De l’enseignement que ce texte résume, exposons le développement.

Dieu[1] a fait toute créature à l’image d’un modèle connu de lui ; à ce modèle, le Doctor communis donne le nom platonicien d’idée (idea).

Les modèles ou idées des créatures ne sont pas des choses qui existent hors de Dieu ; hors de Dieu, il ne peut rien exister que les créatures elles-mêmes. Les idées ne sont pas des choses diverses existant en Dieu, ce qui contredirait à l’absolue unité de Dieu. Toutes les choses créées sont faites à l’image de Dieu ; « par son essence, donc, Dieu a ressemblance avec chacune des choses créées ; partant, en Dieu, l’idée n’est pus autre chose que l’essence même de Dieu. »

« Le Verbe de Dieu[2] est la raison (λόγος) de toutes les choses qui sont faites par Dieu. Il faut donc que toutes les choses faites par Dieu aient préexisté dans le Verbe de Dieu avant qu’elles n’existassent en leur propre nature. Mais toute chose qui existe dans un être est, en cet être, de la façon même selon laquelle cet être existe, et non suivant sa propre manière d’être. » — C’est le Livre des causes qui fournit ce principe à Thomas d’Aquin. — « Il faut donc concevoir que, dans le Verbe de Dieu, les choses préexistent de la façon qui est propre au Verbe de Dieu. Or la manière d’être propre au Verbe consiste à être un, simple, immatériel ; elle ne consiste pas seulement à être vivant, mais à être la vie même, car la vie est l’existence du Verbe. Il faut donc que les choses faites par Dieu aient, de toute éternité, préexisté dans le Verbe de Dieu, immatérielles et sans aucune composition ; elles ne doivent pas être en lui autre chose que le Verbe lui-même, qui est la vie. »

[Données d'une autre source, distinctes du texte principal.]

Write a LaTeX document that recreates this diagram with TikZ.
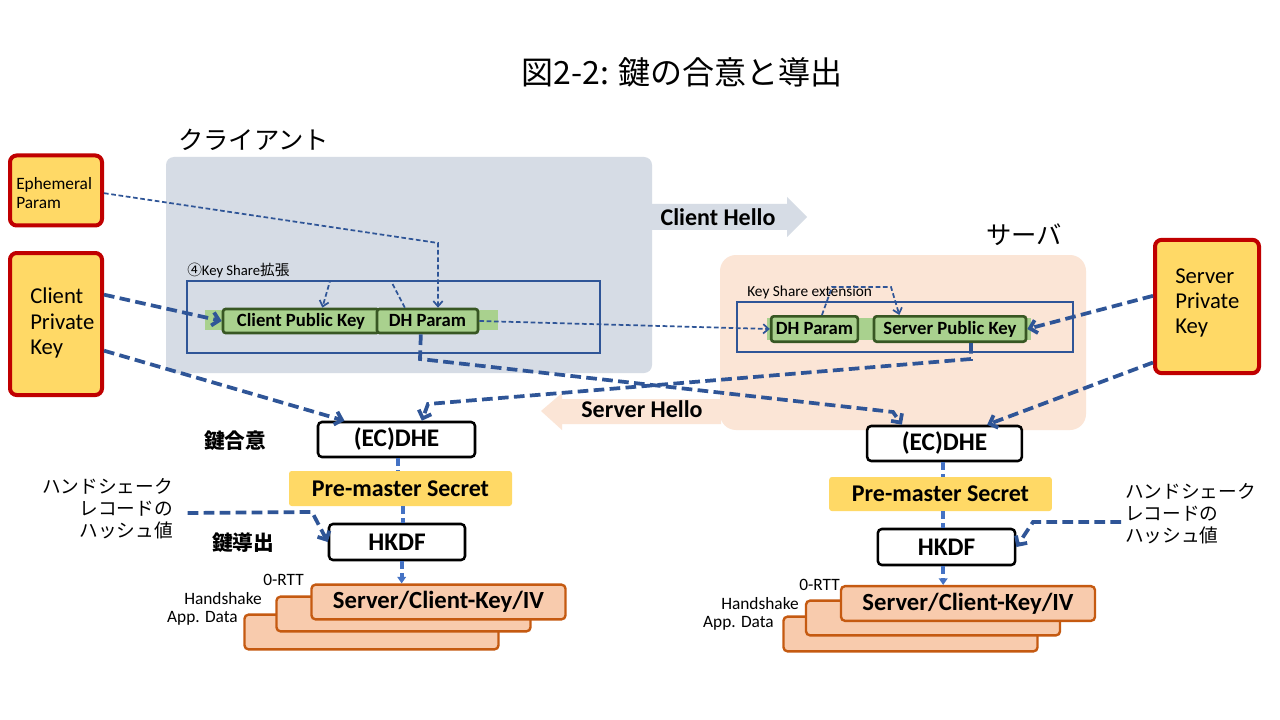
\documentclass[tikz,border=0pt]{standalone}
\usepackage{fontspec}
\setmainfont{Carlito}
\newfontfamily\jp{Noto Sans CJK JP}
\usetikzlibrary{arrows.meta}
\definecolor{kred}{HTML}{C00000}
\definecolor{kyellow}{HTML}{FFD966}
\definecolor{kblue}{HTML}{2F5597}
\definecolor{fblue}{HTML}{4472C4}
\definecolor{cbg}{HTML}{D6DCE5}
\definecolor{sbg}{HTML}{FBE5D6}
\definecolor{glight}{HTML}{A9D18E}
\definecolor{gdark}{HTML}{385723}
\definecolor{korange}{HTML}{C55A11}
\definecolor{kpeach}{HTML}{F8CBAD}
\newcommand{\fs}[2]{\fontsize{#1}{#2}\selectfont}
\tikzset{
  keybox/.style={draw=kred, fill=kyellow, line width=3pt, rounded corners=5pt, inner sep=0pt},
  opbox/.style={draw=black, fill=white, line width=1.9pt, rounded corners=3pt, inner sep=0pt, font=\bfseries\fs{19pt}{22pt}},
  pmsbox/.style={fill=kyellow, rounded corners=2pt, inner sep=0pt, font=\bfseries\fs{18pt}{21pt}},
  ivbox/.style={draw=korange, fill=kpeach, line width=1.8pt, rounded corners=3pt, inner sep=0pt, minimum width=190.5pt, minimum height=26pt, font=\bfseries\fs{18.5pt}{21pt}},
  gbox/.style={draw=gdark, fill=glight, line width=2pt, rounded corners=2pt, inner sep=0pt, font=\bfseries\fs{14pt}{16pt}},
  thickarr/.style={draw=kblue, line width=2.8pt, dash pattern=on 8pt off 4pt, -{Straight Barb[length=5pt,width=10pt]}},
  thinarr/.style={draw=kblue, line width=1.3pt, dash pattern=on 3.5pt off 2pt, -{Straight Barb[length=4pt,width=7pt]}},
  flow/.style={draw=fblue, line width=3pt, dash pattern=on 6pt off 3pt},
  flowarr/.style={flow, -{Triangle[length=5pt,width=6.5pt]}},
  txt/.style={inner sep=0pt},
}
\begin{document}
\begin{tikzpicture}[x=0.75pt,y=-0.75pt]
\useasboundingbox[fill=white] (0,0) rectangle (1280,720);

% title and section labels
\node[txt, font=\jp\fs{24pt}{28pt}] (title) at (682,72) {図2-2: 鍵の合意と導出};
\node[txt, anchor=west, font=\jp\fs{19pt}{22pt}] (clabel) at (178,140) {クライアント};
\node[txt, anchor=west, font=\jp\fs{19pt}{22pt}] (slabel) at (986,235) {サーバ};

% backgrounds
\fill[cbg, rounded corners=6pt] (166,157) rectangle (652,373);
\fill[sbg, rounded corners=12pt] (720,255) rectangle (1086,430);

% hello arrows
\fill[cbg] (652,204) -- (787,204) -- (787,197) -- (807,217) -- (787,237) -- (787,230) -- (652,230) -- cycle;
\node[txt, font=\bfseries\fs{18pt}{21pt}] (chello) at (718,217) {Client Hello};
\fill[sbg] (721,399) -- (562,399) -- (562,393) -- (541,411) -- (562,430) -- (562,424) -- (721,424) -- cycle;
\node[txt, font=\bfseries\fs{18pt}{21pt}] (shello) at (642,409) {Server Hello};

% key share boxes
\draw[kblue, line width=0.8pt] (187,281) rectangle (600,353);
\node[txt, anchor=west, font=\fs{11pt}{13pt}] (cks) at (187,270) {{\jp ④}Key Share{\jp 拡張}};
\fill[glight] (205,310) rectangle (498,330);
\node[gbox, minimum width=117pt, minimum height=18pt] (cpub) at (301,321) {Client Public Key};
\node[gbox, minimum width=75.75pt, minimum height=18pt] (cdh) at (427.5,321) {DH Param};

\draw[kblue, line width=0.8pt] (737,302) rectangle (1073,352);
\node[txt, anchor=west, font=\fs{11.5pt}{13pt}] (sks) at (747,292) {Key Share extension};
\fill[glight] (767,318) rectangle (1031,340);
\node[gbox, minimum width=65pt, minimum height=19pt] (sdh) at (814.5,329) {DH Param};
\node[gbox, minimum width=114pt, minimum height=19pt] (spub) at (950,329) {Server Public Key};

% private key boxes
\node[keybox, minimum width=69pt, minimum height=52.5pt] (eph) at (56,190.5) {};
\node[txt, anchor=west, align=left, font=\fs{13pt}{14.6pt}] (epht) at (16,193) {Ephemeral\\Param};
\node[keybox, minimum width=69pt, minimum height=106.5pt] (cpk) at (56,324) {};
\node[txt, anchor=west, align=left, font=\fs{17pt}{19pt}] (cpkt) at (30,323) {Client\\Private\\Key};
\node[keybox, minimum width=78pt, minimum height=100pt] (spk) at (1207,306.5) {};
\node[txt, anchor=west, align=left, font=\fs{17pt}{19pt}] (spkt) at (1175,303) {Server\\Private\\Key};

% left derivation column
\node[txt, font=\jp\bfseries\fs{15.5pt}{18pt}] (agree) at (235,441) {鍵合意};
\node[txt, font=\jp\bfseries\fs{15.5pt}{18pt}] (derive) at (243,543) {鍵導出};
\node[opbox, minimum width=117.75pt, minimum height=26.25pt] (lecdhe) at (396.5,439.5) {(EC)DHE};
\node[pmsbox, minimum width=167.25pt, minimum height=26.25pt] (lpms) at (400.5,488.5) {Pre-master Secret};
\node[opbox, minimum width=102pt, minimum height=27pt] (lhkdf) at (397,542) {HKDF};
\node[ivbox] (lkey3) at (371.5,632) {};
\node[ivbox] (lkey2) at (403.5,614) {};
\node[ivbox] (lkey1) at (438.5,602) {Server/Client-Key/IV};
\node[txt, anchor=east, font=\fs{13pt}{15pt}] (l0rtt) at (304,580) {0-RTT};
\node[txt, anchor=east, font=\fs{13pt}{15pt}] (lhs) at (262,599) {Handshake};
\node[txt, anchor=east, font=\fs{13pt}{15pt}] (lapp) at (238,618) {App. Data};
\node[txt, anchor=east, align=right, font=\jp\fs{14pt}{16.5pt}] (lhash) at (173,509) {ハンドシェーク\\レコードの\\ハッシュ値};

% right derivation column
\node[opbox, minimum width=116pt, minimum height=26.25pt] (recdhe) at (944.5,443.5) {(EC)DHE};
\node[pmsbox, minimum width=167pt, minimum height=25.5pt] (rpms) at (940.5,494) {Pre-master Secret};
\node[opbox, minimum width=103pt, minimum height=27pt] (rhkdf) at (946.5,547) {HKDF};
\node[ivbox] (rkey3) at (910.5,634) {};
\node[ivbox] (rkey2) at (933,618) {};
\node[ivbox] (rkey1) at (968,603.5) {Server/Client-Key/IV};
\node[txt, anchor=east, font=\fs{13pt}{15pt}] (r0rtt) at (840,585) {0-RTT};
\node[txt, anchor=east, font=\fs{13pt}{15pt}] (rhs) at (799,604) {Handshake};
\node[txt, anchor=east, font=\fs{13pt}{15pt}] (rapp) at (774,623) {App. Data};
\node[txt, anchor=west, align=left, font=\jp\fs{14pt}{16.5pt}] (rhash) at (1125,514) {ハンドシェーク\\レコードの\\ハッシュ値};

% bend coordinates
\coordinate (e1) at (438,243);
\coordinate (c1) at (391,281);
\coordinate (c2) at (330,281);
\coordinate (s1) at (832,287);
\coordinate (s2) at (891,287);
\coordinate (p1) at (971,359);
\coordinate (p2) at (428,404);
\coordinate (d1) at (420,359);
\coordinate (d2) at (893,412);
\coordinate (h1) at (312,512);
\coordinate (h2) at (1033,522);

% thin connectors
\draw[thinarr] ([yshift=-2pt]eph.east) -- (e1) -- (e1 |- cdh.north);
\draw[thinarr] ([xshift=-17pt]cdh.north) -- (c1) -- (c2) -- ([xshift=16pt]cpub.north);
\draw[thinarr] (cdh.east) -- (sdh.west);
\draw[thinarr] ([xshift=5.6pt]sdh.north) -- (s1) -- (s2) -- ([xshift=-38pt]spub.north);

% thick connectors
\draw[thickarr] ([yshift=22pt]cpk.east) -- (cpub.west);
\draw[thickarr] ([yshift=8pt]spk.west) -- (spub.east);
\draw[thickarr] ([yshift=-20pt]cpk.east) -- ([xshift=-39pt]lecdhe.north);
\draw[thickarr] ([xshift=15.75pt]spub.south) -- (p1) -- (p2) -- ([xshift=19pt]lecdhe.north);
\draw[thickarr] ([xshift=-5pt]cdh.south) -- (d1) -- (d2) -- ([xshift=-32pt]recdhe.north);
\draw[thickarr] ([yshift=-42pt]spk.west) -- ([xshift=32pt]recdhe.north);
\draw[thickarr] ([xshift=11pt,yshift=-3pt]lhash.east) -- (h1) -- (lhkdf.west);
\draw[thickarr] ([xshift=-3pt,yshift=-6pt]rhash.west) -- (h2) -- (rhkdf.east);

% derivation flows
\draw[flow] ([xshift=1pt]lecdhe.south) -- ([xshift=1pt]lecdhe.south |- lpms.north);
\draw[flow] ([xshift=2pt]lpms.south) -- ([xshift=2pt]lpms.south |- lhkdf.north);
\draw[flowarr] ([xshift=3.5pt]lhkdf.south) -- ([xshift=3.5pt]lhkdf.south |- lkey1.north);
\draw[flow] ([xshift=-1pt]recdhe.south) -- ([xshift=-1pt]recdhe.south |- rpms.north);
\draw[flow] ([xshift=2pt]rpms.south) -- ([xshift=2pt]rpms.south |- rhkdf.north);
\draw[flowarr] ([xshift=-2.5pt]rhkdf.south) -- ([xshift=-2.5pt]rhkdf.south |- rkey1.north);
\end{tikzpicture}
\end{document}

  1. Sancti Thomæ Aquinatis Scriptum in primum librum Sententiarum, Dist. XXXVI, Quæst. ii, Art. I : Quid nomine ideæ importetur. — Cf. Summa theologica, Pars I, Quæst. XV, Art. I : Utrum ideæ sint. — Quœstiones disputœ de veritate. Quæst. ii : De ideis. Art. I : Utrum sint ideæ.
  2. Sancti Thomæ Aquinatis Summe contra gentiles, pars IV, cap. XIII.